As early as 1939 Clarke speculated that all the ideas for science fiction had been used up and gives us his division of Science Fiction from Fantasy. In the following decades he proves himself wrong on the first part and horrifying correct on the second with stories like Whaky, Technical Error, Loophole, and Castaway. From the distant future Venusians visit our world to learn how we lived through archeology. Their conclusions are surely as wrong as ours about past human civilizations.
The Collected Works of Arthur C. Clarke


2001: A Space Odyssey was boring. There I said it. I know you were thinking it. After the chimpanzees smash bones to Thus Spoke Zarathustra there are about a hundred minutes of nothing until we get to, “Open the pod bay doors,” followed by a light show that requires the high of psychedelics to be appreciated.
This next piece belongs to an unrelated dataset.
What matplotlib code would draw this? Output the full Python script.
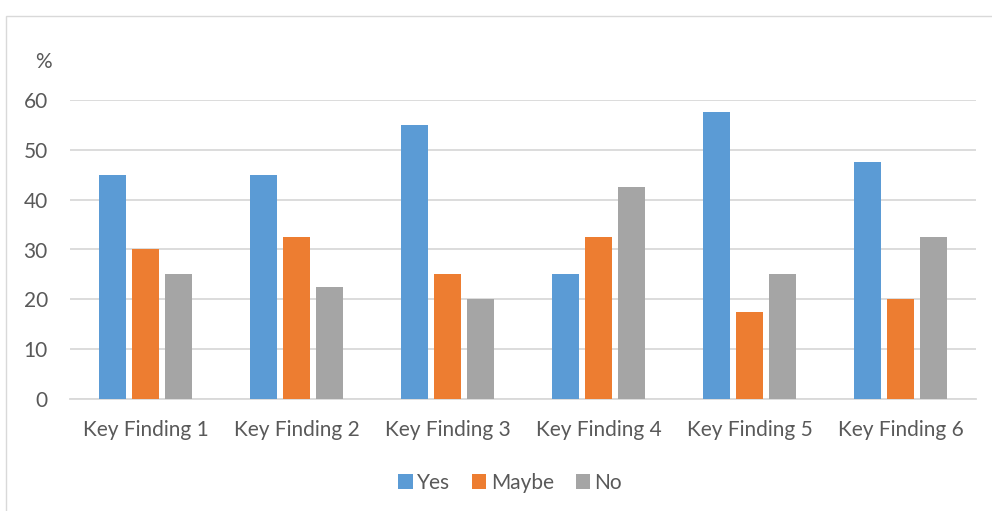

That 2001 was boring did not stop it from becoming the most influential film made in my lifetime. The accurate (1968 accurate) depiction of space flight with ships matching rotation and a Pan Am stewardess clomping along in gravity boots were a needed reality check to Star Trek’s Enterprise and Lost in Space’s Styrofoam sets.
Whenever my monopoly-controlled internet connection fails, and Alexa cannot turn off my bedroom lights or tell me the time, I am reminded of Arthur C. Clarke’s vision and that glowing eye of Hal. (Hal is not a wake word for Alexa because the false positives generated by a single syllable sound).
Arthur C. Clarke’s Novels were Boring
(Douglas Rain, the voice of HAL, died on the day I started writing this post. Like Arthur C. Clarke, his best work was not 2001: A Space Odyssey. For thirty-two seasons, Douglas Rain played Shakespeare’s most intriguing and iconic characters for Stratford Festival, but HAL is how he is remembered).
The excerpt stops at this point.